[Collection entries]
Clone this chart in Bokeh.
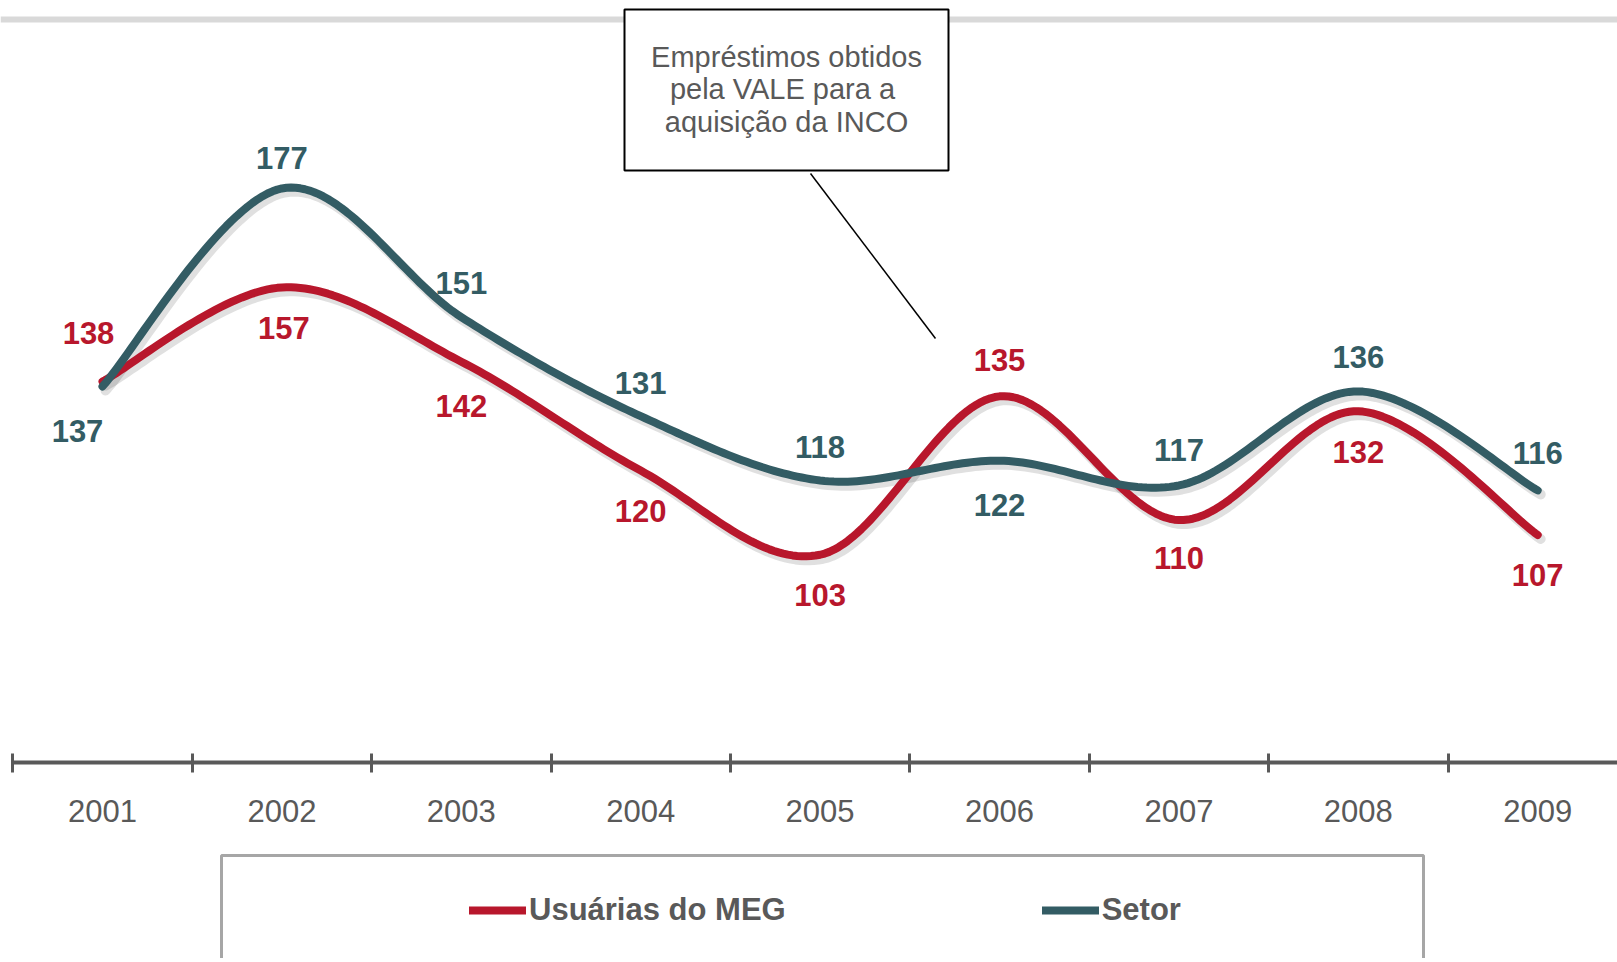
import numpy as np
from bokeh.plotting import figure
from bokeh.models import (Range1d, LinearAxis, FixedTicker, Span, Legend, LegendItem,
                          ColumnDataSource)
from bokeh.core.properties import value
from bokeh.embed import file_html
from bokeh.resources import INLINE

# ---------------- data ----------------
years = ["2001", "2002", "2003", "2004", "2005", "2006", "2007", "2008", "2009"]
usuarias = [138, 157, 142, 120, 103, 135, 110, 132, 107]
setor = [137, 177, 151, 131, 118, 122, 117, 136, 116]
series_names = ["Usuárias do MEG", "Setor"]
note_text = "Empréstimos obtidos\npela  VALE para a\naquisição da INCO"

# ---------------- style ----------------
RED = "#B8172C"
TEAL = "#335C64"
GRAY_TXT = "#595959"
FONT = "Liberation Sans"

# page-pixel calibration (frame covers whole figure, figure at page origin)
W, H = 1617, 958
PAGE0 = 0
PX_X = 179.4           # px per category
X0 = 102.0             # page x of first category
PX_V = 4.95            # px per value unit
V0 = 1064.1            # page y of value 0


def dx(px):
    return (px - X0) / PX_X


def dy(py):
    return (V0 - py) / PX_V


p = figure(width=W, height=H, output_backend="svg", toolbar_location=None,
           x_axis_type=None, y_axis_type=None, title=None,
           x_range=Range1d(dx(PAGE0), dx(PAGE0 + W)),
           y_range=Range1d(dy(PAGE0 + H), dy(PAGE0)),
           min_border=0, min_border_left=0, min_border_right=0,
           min_border_top=0, min_border_bottom=0)
p.outline_line_color = None
p.background_fill_color = "white"
p.border_fill_color = "white"

AXIS_V = dy(762)
GRID_V = dy(19)

# top light gray line
p.add_layout(Span(location=GRID_V, dimension="width", line_color="#D9D9D9",
                  line_width=6, level="underlay"))

# x axis: labels at categories, tick marks between categories (minor ticks)
n = len(years)
x_axis = LinearAxis(fixed_location=AXIS_V,
                    ticker=FixedTicker(ticks=list(range(n)),
                                       minor_ticks=[i - 0.5 for i in range(n + 1)]),
                    major_label_overrides={i: y for i, y in enumerate(years)},
                    axis_line_color=GRAY_TXT, axis_line_width=4,
                    major_tick_line_color=None,
                    major_tick_in=0, major_tick_out=0,
                    minor_tick_line_color=GRAY_TXT, minor_tick_line_width=3,
                    minor_tick_in=9, minor_tick_out=10,
                    major_label_standoff=27,
                    major_label_text_font=FONT,
                    major_label_text_font_size="31px",
                    major_label_text_color=GRAY_TXT,
                    bounds=(-0.5, n + 0.5))
p.add_layout(x_axis, "below")


# smooth curve (Excel-style bezier through the points)
def smooth(xs, ys, steps=40):
    pts = np.column_stack([xs, ys]).astype(float)
    out = []
    m = len(pts)
    t = np.linspace(0, 1, steps)
    for i in range(m - 1):
        p0 = pts[i - 1] if i > 0 else pts[i]
        p1 = pts[i]
        p2 = pts[i + 1]
        p3 = pts[i + 2] if i + 2 < m else pts[i + 1]
        c1 = p1 + (p2 - p0) / 6.0
        c2 = p2 - (p3 - p1) / 6.0
        seg = ((1 - t) ** 3)[:, None] * p1 + (3 * (1 - t) ** 2 * t)[:, None] * c1 \
            + (3 * (1 - t) * t ** 2)[:, None] * c2 + (t ** 3)[:, None] * p2
        out.append(seg if i == 0 else seg[1:])
    arr = np.vstack(out)
    return arr[:, 0], arr[:, 1]


xs = list(range(n))
renderers = []
for vals, col in [(usuarias, RED), (setor, TEAL)]:
    sx, sy = smooth(xs, vals)
    # soft shadow
    p.line(sx + 3 / PX_X, sy - 4 / PX_V, line_color="black", line_alpha=0.12,
           line_width=10, line_cap="round", line_join="round")
for vals, col in [(usuarias, RED), (setor, TEAL)]:
    sx, sy = smooth(xs, vals)
    r = p.line(sx, sy, line_color=col, line_width=8, line_cap="round", line_join="round")
    renderers.append(r)

# data labels
red_yoff = [-49, 41, 44, 40, 40, -36, 38, 41, 40]
red_xoff = [-14, 2, 0, 0, 0, 0, 0, 0, 0]
teal_yoff = [45, -30, -34, -33, -34, 44, -35, -34, -37]
teal_xoff = [-25, 0, 0, 0, 0, 0, 0, 0, 0]
for vals, col, xo, yo in [(usuarias, RED, red_xoff, red_yoff), (setor, TEAL, teal_xoff, teal_yoff)]:
    src = ColumnDataSource(dict(x=xs, y=vals, t=[str(v) for v in vals], xo=xo, yo=yo))
    p.text(x="x", y="y", text="t", x_offset="xo", y_offset="yo", source=src,
           text_color=col, text_font=value(FONT), text_font_style="bold",
           text_font_size="31px", text_align="center", text_baseline="middle")

# annotation box + leader line
p.quad(left=[dx(624)], right=[dx(948)], top=[dy(9)], bottom=[dy(170)],
       fill_color="white", line_color="black", line_width=2)
p.segment(x0=[dx(810)], y0=[dy(173)], x1=[dx(935)], y1=[dy(338)],
          line_color="black", line_width=1.5)
p.text(x=[dx(786)], y=[dy(89)], text=[note_text], text_color=GRAY_TXT,
       text_font=value(FONT), text_font_size="29px", text_align="center",
       text_baseline="middle", text_line_height=1.03)

# legend frame
p.quad(left=[dx(221)], right=[dx(1423)], top=[dy(855)], bottom=[dy(1010)],
       fill_color="white", line_color="#A6A6A6", line_width=3)

legend = Legend(items=[LegendItem(label=series_names[0], renderers=[renderers[0]]),
                       LegendItem(label=series_names[1], renderers=[renderers[1]])],
                orientation="horizontal", location=(469 - PAGE0, H - (910 - PAGE0) - 18),
                glyph_width=57, glyph_height=30, label_height=30, label_standoff=3,
                spacing=256, padding=0, margin=0,
                border_line_alpha=0, background_fill_alpha=0,
                label_text_font=FONT, label_text_font_style="bold",
                label_text_font_size="31px", label_text_color=GRAY_TXT)
p.add_layout(legend, "center")

open("out.html", "w").write(file_html(p, INLINE))
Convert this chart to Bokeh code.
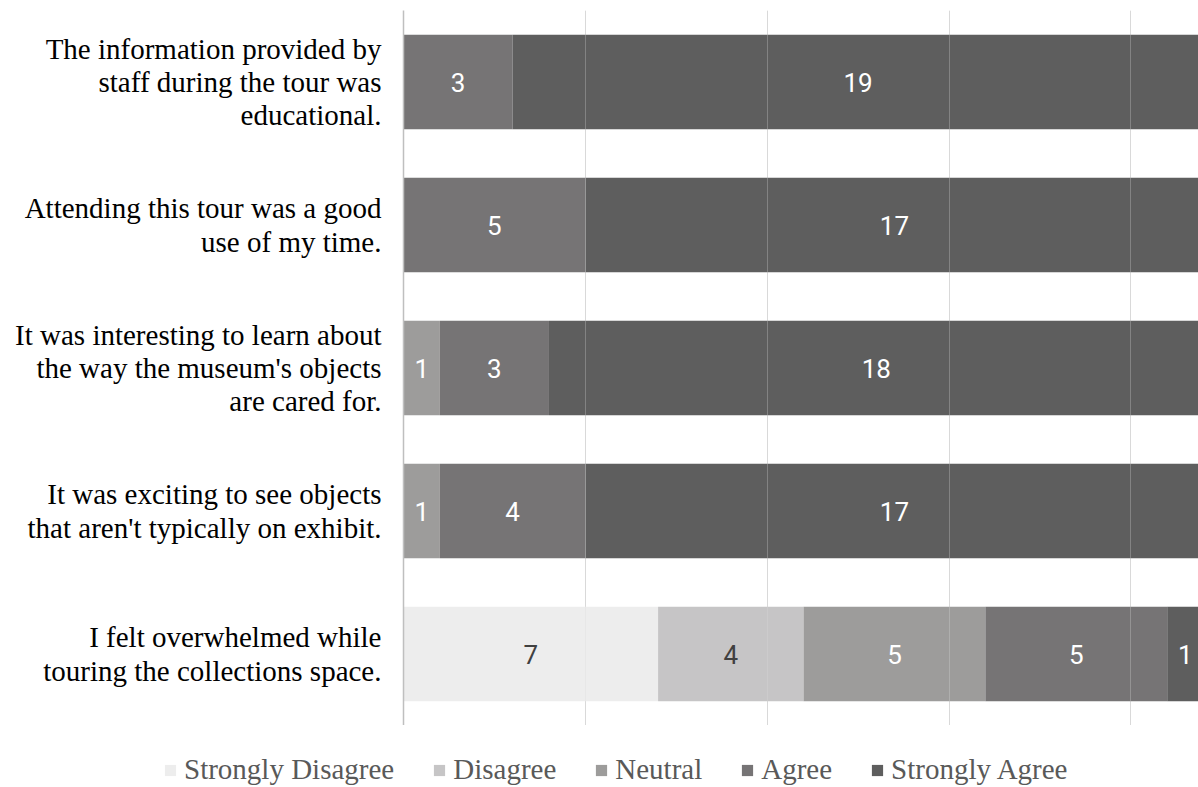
from bokeh.plotting import figure
from bokeh.models import ColumnDataSource, FixedTicker, Legend, LegendItem, Grid, Range1d, FactorRange
from bokeh.core.properties import value
from bokeh.embed import file_html
from bokeh.resources import INLINE

# ---- data ----
statements = [
    "The information provided by\nstaff during the tour was\neducational.",
    "Attending this tour was a good\nuse of my time.",
    "It was interesting to learn about\nthe way the museum's objects\nare cared for.",
    "It was exciting to see objects\nthat aren't typically on exhibit.",
    "I felt overwhelmed while\ntouring the collections space.",
]
levels = ["Strongly Disagree", "Disagree", "Neutral", "Agree", "Strongly Agree"]
strongly_disagree = [0, 0, 0, 0, 7]
disagree = [0, 0, 0, 0, 4]
neutral = [0, 0, 1, 1, 5]
agree = [3, 5, 3, 4, 5]
strongly_agree = [19, 17, 18, 17, 1]
x_ticks = [0, 5, 10, 15, 20]

colors = ["#ededed", "#c6c5c6", "#9d9c9b", "#767475", "#5e5e5e"]
label_colors = ["#404040", "#404040", "#ffffff", "#ffffff", "#ffffff"]
series = [strongly_disagree, disagree, neutral, agree, strongly_agree]

factors = list(reversed(statements))

p = figure(width=1198, height=725, y_range=FactorRange(factors=factors),
           x_range=Range1d(0, 21.86), output_backend="svg", toolbar_location=None,
           min_border_left=403, min_border_right=0, min_border_top=10, min_border_bottom=0)
p.outline_line_color = None
p.background_fill_color = "white"

left = [0] * len(statements)
for i, (name, vals) in enumerate(zip(levels, series)):
    right = [l + v for l, v in zip(left, vals)]
    src = ColumnDataSource(dict(y=statements, left=left, right=right))
    p.hbar(y="y", left="left", right="right", height=0.66, source=src,
           fill_color=colors[i], line_color=None)
    # data labels
    lx, ly, lt = [], [], []
    for s, l, v in zip(statements, left, vals):
        if v > 0:
            lx.append(l + v / 2)
            ly.append(s)
            lt.append(str(v))
    lsrc = ColumnDataSource(dict(x=lx, y=ly, t=lt))
    p.text(x="x", y="y", text="t", source=lsrc, text_align="center", text_baseline="middle",
           text_font=value("Roboto"), text_font_size="26px",
           text_color=label_colors[i])
    left = right

p.xaxis.visible = False
p.xgrid.ticker = FixedTicker(ticks=x_ticks)
p.xgrid.grid_line_color = "#d9d9d9"
p.ygrid.grid_line_color = None
over = Grid(dimension=0, ticker=FixedTicker(ticks=x_ticks), grid_line_color="#d9d9d9",
            grid_line_alpha=0.3, level="overlay")
p.add_layout(over)

ya = p.yaxis[0]
ya.axis_line_color = "#bfbfbf"
ya.axis_line_width = 1.5
ya.major_tick_line_color = None
ya.minor_tick_line_color = None
ya.major_tick_out = 0
ya.major_label_standoff = 22
ya.major_label_text_font = "Liberation Serif"
ya.major_label_text_font_size = "29px"
ya.major_label_text_color = "#000000"
ya.major_label_text_line_height = 1.04

# legend strip below the chart (separate root, so no frame alignment)
pl = figure(width=1198, height=62, x_range=Range1d(0, 1), y_range=Range1d(0, 1),
            output_backend="svg", toolbar_location=None,
            min_border_left=0, min_border_right=0, min_border_top=0, min_border_bottom=0)
pl.outline_line_color = None
pl.axis.visible = False
pl.grid.visible = False
items = []
for n, c in zip(levels, colors):
    r = pl.hbar(y=[5], left=[5], right=[6], height=0.5, fill_color=c, line_color=None)
    items.append(LegendItem(label=n, renderers=[r]))
legend = Legend(items=items, orientation="horizontal", location=(163, 1),
                glyph_width=14, glyph_height=14, label_standoff=7, spacing=38,
                padding=0, margin=0, border_line_color=None, background_fill_alpha=0,
                label_text_font="Liberation Serif", label_text_font_size="29px",
                label_text_color="#595959")
pl.add_layout(legend, "center")

open("out.html", "w").write(file_html((p, pl), INLINE))
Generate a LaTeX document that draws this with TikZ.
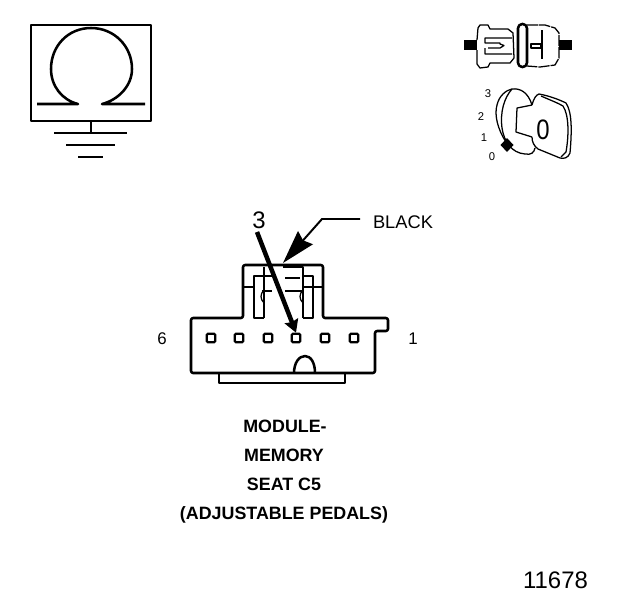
\documentclass[tikz,border=0pt]{standalone}
\usepackage{fontspec}
\setmainfont{Liberation Sans}
\usetikzlibrary{
    arrows.meta,
    calc,
    positioning
}
\tikzset{
    thinline/.style={line width=0.9pt, line join=round},
    heavyline/.style={line width=1.8pt, line join=round},
    pinbox/.style={draw, line width=1.6pt, rounded corners=0.8pt, minimum size=0.21cm, inner sep=0pt},
    caption/.style={font=\fontsize{12.7}{14}\selectfont\bfseries, inner sep=0pt, anchor=base},
    dialnum/.style={font=\fontsize{8}{9}\selectfont, inner sep=0pt},
    sidenum/.style={font=\fontsize{12}{14}\selectfont, inner sep=0pt}
}
\begin{document}
\begin{tikzpicture}[x=0.025cm, y=-0.025cm]
    \useasboundingbox (0, 0) rectangle (624, 600);
    % ground symbol
    \draw[heavyline] (31, 25) rectangle (151, 121);
    \draw[heavyline] (37, 104) -- (78, 104) .. controls (62, 100) and (51, 86) .. (51, 69)
        .. controls (51, 46) and (68, 28) .. (91, 28)
        .. controls (114, 28) and (132, 46) .. (132, 69)
        .. controls (132, 86) and (118, 100) .. (102, 104) -- (145, 104);
    \draw[heavyline] (91, 121) -- (91, 133);
    \draw[heavyline] (54, 133) -- (127, 133);
    \draw[heavyline] (66, 145) -- (115, 145);
    \draw[heavyline] (78, 157) -- (103, 157);
    % plug
    \fill (464, 40) rectangle (477, 50);
    \fill (559, 40) rectangle (572, 50);
    \draw[thinline] (477, 40) -- (478, 28) -- (480, 25) -- (488, 25) -- (490, 29) -- (508, 29) -- (513, 33)
        -- (514, 58) -- (510, 63) -- (490, 63) -- (488, 67) -- (480, 68) -- (477, 64) -- (477, 50);
    \draw[thinline] (512, 38) -- (485, 38) -- (485, 43) -- (500, 43) -- (500, 44) -- (504, 45.5) -- (500, 48)
        -- (488, 48) (485, 48) -- (485, 54) -- (512, 54);
    \draw[heavyline, rounded corners=3pt] (518, 24) rectangle (527, 67);
    \draw[thinline, dash pattern=on 8pt off 0.7pt] (527, 25) -- (545, 25) -- (555, 28) -- (559, 33) -- (559, 58)
        -- (555, 65) -- (540, 67) -- (527, 66);
    \draw[thinline] (542, 30) -- (542, 59);
    \draw[thinline] (531, 44) rectangle (541, 48);
    % key
    \node[dialnum] (dial3) at (488, 94) {3};
    \node[dialnum] (dial2) at (481, 117) {2};
    \node[dialnum] (dial1) at (484, 138) {1};
    \node[dialnum] (dial0) at (492, 157) {0};
    \draw[thinline] (506, 142) .. controls (498, 130) and (494, 115) .. (497, 105)
        .. controls (499, 96) and (506, 90) .. (512, 89)
        .. controls (520, 88) and (528, 92) .. (532, 105);
    \draw[thinline] (512, 89) .. controls (504, 98) and (500, 112) .. (502, 128)
        .. controls (504, 142) and (512, 153) .. (525, 154)
        .. controls (531, 155) and (534, 153) .. (535, 148);
    \draw[thinline] (532, 105) -- (517, 108) -- (516, 132) -- (532, 137);
    \draw[thinline] (532, 105) .. controls (534, 98) and (536, 95) .. (539, 94)
        .. controls (550, 96) and (560, 100) .. (566, 103)
        .. controls (572, 112) and (572, 130) .. (570, 153)
        .. controls (568, 158) and (564, 159) .. (560, 158)
        -- (538, 149) .. controls (534, 146) and (532, 142) .. (532, 137);
    \draw[thinline] (541, 96) .. controls (550, 100) and (558, 103) .. (563, 106)
        .. controls (569, 115) and (569, 135) .. (566, 152) -- (561, 157);
    \fill (507, 138) -- (513.5, 145) -- (507, 152) -- (500.5, 145) -- cycle;
    \node[font=\fontsize{20}{22}\selectfont, inner sep=0pt, xscale=0.85] (keynum) at (543, 130) {0};
    % connector
    \draw[heavyline, rounded corners=1.5pt] (243, 265) -- (243, 318) -- (191, 318) -- (191, 373) -- (375, 373)
        -- (375, 331) -- (388, 331) -- (388, 318) -- (323, 318) -- (323, 265) -- cycle;
    \draw[heavyline] (219, 373) -- (219, 383) -- (345, 383) -- (345, 373);
    \draw[heavyline] (294, 373) .. controls (294, 363) and (299, 356) .. (305, 356)
        .. controls (311, 356) and (315, 363) .. (315, 373);
    \draw[heavyline] (243, 287) -- (254, 287) (303, 287) -- (323, 287);
    \draw[heavyline] (264, 318) -- (254, 318) -- (254, 276) -- (272, 276);
    \draw[heavyline] (264, 267) -- (264, 318);
    \draw[heavyline] (303, 318) -- (313, 318) -- (313, 276) -- (304, 276);
    \draw[heavyline] (283, 267) -- (303, 267) -- (303, 318);
    \draw[heavyline] (285, 278) -- (300, 278);
    \draw[heavyline] (262, 291) -- (272, 291);
    \draw[heavyline] (285, 291) -- (303, 291);
    \draw[thinline] (264, 290) .. controls (260, 294) and (260, 299) .. (264, 303);
    \draw[thinline] (303, 290) .. controls (299, 294) and (299, 299) .. (303, 303);
    \node[pinbox] (pin6) at (211, 338) {};
    \node[pinbox] (pin5) at (239, 338) {};
    \node[pinbox] (pin4) at (268, 338) {};
    \node[pinbox] (pin3) at (296, 338) {};
    \node[pinbox] (pin2) at (325, 338) {};
    \node[pinbox] (pin1) at (354, 338) {};
    \node[sidenum] (sixlbl) at (162, 339) {6};
    \node[sidenum] (onelbl) at (413, 339) {1};
    % callouts
    \node[font=\fontsize{17}{18}\selectfont, inner sep=0pt] (threelbl) at (259, 220) {3};
    \coordinate (threetail) at (257, 232);
    \draw[line width=3.2pt, -{Stealth[length=9pt, width=10pt, inset=1pt]}] (threetail) -- (pin3.north);
    \node[font=\fontsize{13}{15}\selectfont, inner sep=0pt] (blacklbl) at (403, 222) {BLACK};
    \coordinate (leaderend) at (360, 219);
    \coordinate (leaderbend) at (322, 219);
    \coordinate (leadertip) at (283, 263);
    \draw[line width=1.4pt, -{Stealth[length=24pt, width=14pt, inset=2.5pt]}] (leaderend) -- (leaderbend) -- (leadertip);
    % caption
    \node[caption] (cap1) at (285, 432) {MODULE-};
    \node[caption] (cap2) at (284, 461) {MEMORY};
    \node[caption] (cap3) at (284, 490) {SEAT C5};
    \node[caption] (cap4) at (284, 519) {(ADJUSTABLE PEDALS)};
    \node[font=\fontsize{17}{19}\selectfont, inner sep=0pt] (fignum) at (555.5, 580) {11678};
\end{tikzpicture}
\end{document}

* _EXERCISE_: Write out again, exactly, the lines from the start of the listing up to the line containing "return (V0 - py) / PX_V", with both ends and without pictures.

* _TASK RESPONSE_:
Clone this chart in Bokeh.
import numpy as np
from bokeh.plotting import figure
from bokeh.models import (Range1d, LinearAxis, FixedTicker, Span, Legend, LegendItem,
                          ColumnDataSource)
from bokeh.core.properties import value
from bokeh.embed import file_html
from bokeh.resources import INLINE

# ---------------- data ----------------
years = ["2001", "2002", "2003", "2004", "2005", "2006", "2007", "2008", "2009"]
usuarias = [138, 157, 142, 120, 103, 135, 110, 132, 107]
setor = [137, 177, 151, 131, 118, 122, 117, 136, 116]
series_names = ["Usuárias do MEG", "Setor"]
note_text = "Empréstimos obtidos\npela  VALE para a\naquisição da INCO"

# ---------------- style ----------------
RED = "#B8172C"
TEAL = "#335C64"
GRAY_TXT = "#595959"
FONT = "Liberation Sans"

# page-pixel calibration (frame covers whole figure, figure at page origin)
W, H = 1617, 958
PAGE0 = 0
PX_X = 179.4           # px per category
X0 = 102.0             # page x of first category
PX_V = 4.95            # px per value unit
V0 = 1064.1            # page y of value 0


def dx(px):
    return (px - X0) / PX_X


def dy(py):
    return (V0 - py) / PX_V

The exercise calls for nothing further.